Explanation: There are two main problems in this question:1. How to determine the maximum length 2. How to count all the subsequence with maximum length. Here is the way I solve it. I construct a list L such that L[i] is a list that contains two elements. First element is the maximum length that ends up with element nums[i] and second element is the number of such subsequences. The recursion relation is as follows: for i+1 th element, we first check if it is larger than the chosen previous element. If so, then we know that the length of new List would be the maximum length of subsequence that ends up with chosen previous element plus one. Iterate through the beginning we may get the maximum length that ends up with i+1 th element. Second is to determine the number of the elements that ends up with i+1 th element and equals to the maximum length. So I do the iteration again to find total number. Notice that I initialise the length as 1 and Num as 0 because there is a situation that the i+1 th element might be smaller than all previous elements. In this situation , the maximum length would be one as itself. and the number would be 1 as just itself. Hence we iterate throught the nums list. Then we first find out the maximum length. Then we sum all the numbers that gives the maximum length. Then we return the result.

Link

https://leetcode.com/problems/maximum-points-you-can-obtain-from-cards/

My Code:

class Solution:
    def maxScore(self, cardPoints: List[int], k: int) -> int:
        if k>= len(cardPoints):
            return sum(cardPoints)
        else:
            RestLength = len(cardPoints) - k
            TotalSum = sum(cardPoints)
            PartSum = sum(cardPoints[0:RestLength])
            Min =PartSum
            for new in range(RestLength,len(cardPoints)):
                old = new -RestLength
                PartSum= PartSum - cardPoints[old]+cardPoints[new]
                Min = min(Min,PartSum)
            return TotalSum - Min

Explanation: The idea is clear , no matter which side you choose, the list left must be continuous and the length is total length – k. Then we just need to write an iteration to calculate minimum of the list. Notice that if we use sum function here, it will exceed time limit as sum function also originates from the iteration.

Link:

https://leetcode.com/problems/triangle/

My Code:

class Solution:
    def minimumTotal(self, triangle: List[List[int]]) -> int:
        TriangleLength = len(triangle)
        MinTri = [triangle[0]]
        for i in range(1,TriangleLength):
            CheckLen = len(triangle[i])
            MinList = []
            for j in range(CheckLen):
                if j == 0:
                    MinList.append(triangle[i][0]+MinTri[i-1][0])
                elif j == (CheckLen -1):
                    MinList.append(triangle[i][CheckLen-1]+MinTri[i-1][CheckLen-2])
                else:
                    Min = min(MinTri[i-1][j],MinTri[i-1][j-1])+ triangle[i][j]
                    MinList.append(Min)
            MinTri.append(MinList)
        return min(MinTri[TriangleLength-1])

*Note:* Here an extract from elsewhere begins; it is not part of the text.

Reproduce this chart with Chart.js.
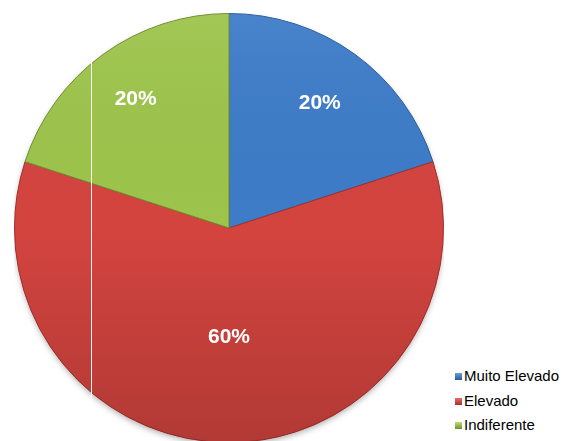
<!DOCTYPE html>
<html>
<head>
<meta charset="utf-8">
<script src="https://cdn.jsdelivr.net/npm/chart.js@4"></script>
<style>
  html, body { margin: 0; padding: 0; background: #fff; }
  body { width: 565px; height: 441px; overflow: hidden; position: relative; font-family: "Liberation Sans", Arial, sans-serif; }
  #wrap { position: absolute; left: 14px; top: 13px; width: 430px; height: 430px; }
  #legend { position: absolute; left: 455px; top: 365px; font-size: 15px; color: #000; }
  #legend div { height: 24.5px; line-height: 21px; white-space: nowrap; }
  #legend span { display: inline-block; width: 7px; height: 7px; margin-right: 2px; vertical-align: 1px; }
</style>
</head>
<body>
<div id="wrap"><canvas id="myChart"></canvas></div>
<div id="legend"></div>
<script>
// shares of answers per category
const labels = ['Muito Elevado', 'Elevado', 'Indiferente'];
const values = [20, 60, 20];

const baseColors = ['#3d7cc8', '#d4443f', '#9dc44b'];
const rimColors = ['#64a0e2', '#ee6b66', '#bde070'];
const edgeColors = ['#2a5a96', '#a2302c', '#6e8d30'];

var total = values.reduce(function(a, b) { return a + b }, 0)

// radial fill so each slice gets a lighter rim near the edge
function sliceFill(context) {
  var chart = context.chart
  var i = context.dataIndex
  var meta = chart.getDatasetMeta(0)
  var arc = meta.data[i]
  if (!arc || !arc.outerRadius) return baseColors[i]
  var g = chart.ctx.createRadialGradient(arc.x, arc.y, 0, arc.x, arc.y, arc.outerRadius)
  g.addColorStop(0, baseColors[i])
  g.addColorStop(0.9, baseColors[i])
  g.addColorStop(0.955, rimColors[i])
  g.addColorStop(1, edgeColors[i])
  return g
}

// soft shadow under the pie, and top-to-bottom shading over it
var shadePlugin = {
  id: 'shade',
  beforeDatasetsDraw: function(chart) {
    var arc = chart.getDatasetMeta(0).data[0]
    if (!arc) return
    var ctx = chart.ctx
    ctx.save()
    ctx.shadowColor = 'rgba(0,0,0,0.35)'
    ctx.shadowBlur = 6
    ctx.shadowOffsetY = 3
    ctx.beginPath()
    ctx.arc(arc.x, arc.y, arc.outerRadius - 1, 0, Math.PI * 2)
    ctx.fillStyle = '#fff'
    ctx.fill()
    ctx.restore()
  },
  afterDatasetsDraw: function(chart) {
    var arc = chart.getDatasetMeta(0).data[0]
    if (!arc) return
    var ctx = chart.ctx
    var r = arc.outerRadius
    ctx.save()
    var g = ctx.createLinearGradient(0, arc.y - r, 0, arc.y + r)
    g.addColorStop(0, 'rgba(255,255,255,0.06)')
    g.addColorStop(0.5, 'rgba(0,0,0,0)')
    g.addColorStop(1, 'rgba(0,0,0,0.16)')
    ctx.beginPath()
    ctx.arc(arc.x, arc.y, r, 0, Math.PI * 2)
    ctx.fillStyle = g
    ctx.fill()
    ctx.restore()
  }
}

// percentage labels inside each slice
var pctPlugin = {
  id: 'pct',
  afterDatasetsDraw: function(chart, args, opts) {
    var ctx = chart.ctx
    var meta = chart.getDatasetMeta(0)
    ctx.save()
    ctx.fillStyle = '#fff'
    ctx.font = 'bold 21px "Liberation Sans", Arial, sans-serif'
    ctx.textAlign = 'center'
    ctx.textBaseline = 'middle'
    meta.data.forEach(function(arc, i) {
      var mid = (arc.startAngle + arc.endAngle) / 2
      var d = arc.outerRadius * opts.radius[i]
      var x = arc.x + Math.cos(mid) * d
      var y = arc.y + Math.sin(mid) * d
      ctx.fillText(Math.round(values[i] / total * 100) + '%', x, y)
    })
    ctx.restore()
  }
}

// thin white vertical rule across the chart
var rulePlugin = {
  id: 'rule',
  afterDraw: function(chart) {
    var ctx = chart.ctx
    ctx.save()
    ctx.strokeStyle = 'rgba(255,255,255,0.95)'
    ctx.lineWidth = 1
    ctx.beginPath()
    ctx.moveTo(77.5, 0)
    ctx.lineTo(77.5, chart.height)
    ctx.stroke()
    ctx.restore()
  }
}

var ctx = document.getElementById('myChart').getContext('2d')
var myPieChart = new Chart(ctx, {
  type: 'pie',
  data: {
    labels: labels,
    datasets: [{
      data: values,
      backgroundColor: sliceFill,
      borderColor: edgeColors,
      borderWidth: 1
    }]
  },
  options: {
    responsive: true,
    maintainAspectRatio: false,
    animation: false,
    layout: { padding: 0 },
    plugins: {
      legend: { display: false },
      tooltip: { enabled: false },
      pct: { radius: [0.72, 0.51, 0.74] }
    }
  },
  plugins: [shadePlugin, pctPlugin, rulePlugin]
})

// legend built from the same labels
var legend = document.getElementById('legend')
for (var i = 0; i < labels.length; i++) {
  var row = document.createElement('div')
  var box = document.createElement('span')
  box.style.background = 'linear-gradient(' + rimColors[i] + ', ' + edgeColors[i] + ')'
  row.appendChild(box)
  row.appendChild(document.createTextNode(labels[i]))
  legend.appendChild(row)
}
</script>
</body>
</html>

Explanation: The idea is clear, for each element in the triangle, we search for the minimum path number among all the available previous element, then take the minimum to get the minimum path sum at this point.

Link

https://leetcode.com/problems/longest-increasing-subsequence/

My Code:

class Solution:
    def lengthOfLIS(self, nums: List[int]) -> int:
        if len(nums) ==0:
            return 0
        else:
            ResultList = [1]
            for i in range(1,len(nums)):
                Max = 1
                for j in range(i):
                    if nums[i]>nums[j]:
                        Max = max(Max,ResultList[j]+1)
                ResultList.append(Max)
            return max(ResultList)

Explanation: we set the ResultList as the longest subsequence up to element k in the sequence. Then for next element, we just need to check if it is larger than the previous elements. If it is larger, then we just append the element to the previous subsequence, corresponding to the code ResultList[j] +1, then we take the Max among all the possible choices. if it is smaller then all previous elements, then we set the number as 1 in the list.

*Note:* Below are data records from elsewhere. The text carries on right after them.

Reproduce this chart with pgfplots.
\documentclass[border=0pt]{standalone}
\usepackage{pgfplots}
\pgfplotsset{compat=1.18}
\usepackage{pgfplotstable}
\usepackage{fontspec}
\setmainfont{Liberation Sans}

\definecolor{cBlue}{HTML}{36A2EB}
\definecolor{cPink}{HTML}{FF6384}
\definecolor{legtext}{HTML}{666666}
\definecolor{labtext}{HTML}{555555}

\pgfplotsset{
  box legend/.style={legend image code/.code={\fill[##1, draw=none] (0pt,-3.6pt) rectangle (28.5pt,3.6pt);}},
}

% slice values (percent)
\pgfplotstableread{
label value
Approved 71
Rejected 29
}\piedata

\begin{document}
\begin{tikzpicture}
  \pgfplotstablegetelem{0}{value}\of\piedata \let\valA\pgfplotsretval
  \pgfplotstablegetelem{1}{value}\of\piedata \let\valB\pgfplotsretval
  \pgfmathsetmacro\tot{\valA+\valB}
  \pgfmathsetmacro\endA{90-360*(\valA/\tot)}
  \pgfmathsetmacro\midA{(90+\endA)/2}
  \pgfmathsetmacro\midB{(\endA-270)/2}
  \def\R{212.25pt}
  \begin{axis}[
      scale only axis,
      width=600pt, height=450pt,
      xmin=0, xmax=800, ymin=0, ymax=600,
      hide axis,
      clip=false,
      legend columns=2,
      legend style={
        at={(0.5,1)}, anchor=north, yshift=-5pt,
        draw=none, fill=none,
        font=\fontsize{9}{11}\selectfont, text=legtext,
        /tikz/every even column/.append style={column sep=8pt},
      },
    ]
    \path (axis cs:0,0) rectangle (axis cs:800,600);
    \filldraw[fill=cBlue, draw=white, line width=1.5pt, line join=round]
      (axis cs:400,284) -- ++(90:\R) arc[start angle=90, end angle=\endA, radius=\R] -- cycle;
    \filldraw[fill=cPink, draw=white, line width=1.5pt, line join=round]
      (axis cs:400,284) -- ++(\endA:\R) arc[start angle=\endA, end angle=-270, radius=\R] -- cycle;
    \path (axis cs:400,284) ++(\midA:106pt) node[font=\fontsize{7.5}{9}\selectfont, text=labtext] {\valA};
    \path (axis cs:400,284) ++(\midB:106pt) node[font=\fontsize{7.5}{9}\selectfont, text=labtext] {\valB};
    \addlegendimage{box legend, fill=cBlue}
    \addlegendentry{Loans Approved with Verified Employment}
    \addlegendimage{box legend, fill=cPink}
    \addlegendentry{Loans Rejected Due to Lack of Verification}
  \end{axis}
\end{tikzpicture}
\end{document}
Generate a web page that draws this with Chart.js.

Then we just need to return the maximum among all the result in the list.

Link:

My Code:

class Solution:
    def findTargetSumWays(self, nums: List[int], S: int) -> int:
        LargestSum = sum(nums)
        SmallestSum = -LargestSum
        if LargestSum<S or SmallestSum>S:
            return 0
        else:
            ResultMat = []
            for l in range(len(nums)):
                List = [0]*(LargestSum*2+1)
                ResultMat.append(List)
            ResultMat[0][nums[0]] = ResultMat[0][nums[0]]+1
            ResultMat[0][-nums[0]] = ResultMat[0][-nums[0]]+1
            for i in range(1,len(nums)):
                for j in range(-LargestSum,LargestSum+1,1):
                    Index1 = j-nums[i]
                    Index2 = j+nums[i]
                    if Index1 <-LargestSum:
                        Value1 =0
                    else:
                        Value1 = ResultMat[i-1][Index1]
                    if Index2> LargestSum:
                        Value2 = 0
                    else:
                        Value2 = ResultMat[i-1][Index2]
                    Value = Value1+Value2
                    ResultMat[i][j] = Value
            return ResultMat[len(nums)-1][S]

Explanation: I use a two dimension matrix to store the data. The row is the ith element of the original list, the column is the Sum j and the value stored in the matrix[i][j] is the total number that can achieve value j at the ith index. Then to for i+1 Index, the only way to achieve the sum j is that we have achieved j+ nums[i+1] or j-nums[i+1] at the index i. Hence we just sum these two values together to get the total number that can achieve j at i+1.

Link:

https://leetcode.com/problems/perfect-squares/

My Code:

class Solution:
    def numSquares(self, n: int) -> int:
        if n ==1:
            return 1
        else:
            NumList = [0]
            for Number in range(1,n+1):
                Min = 2**31
                SquareNum = math.floor(math.sqrt(Number))
                for j in range(1,(SquareNum+1)):
                    Min = min(Min,NumList[Number-j**2])
                NumList.append((Min+1))
            return NumList[n]

Explanation

It is clear that we for number a , we may check the number squares the a-k is made of and then take the minimum among them. A typical dynamic programming problem.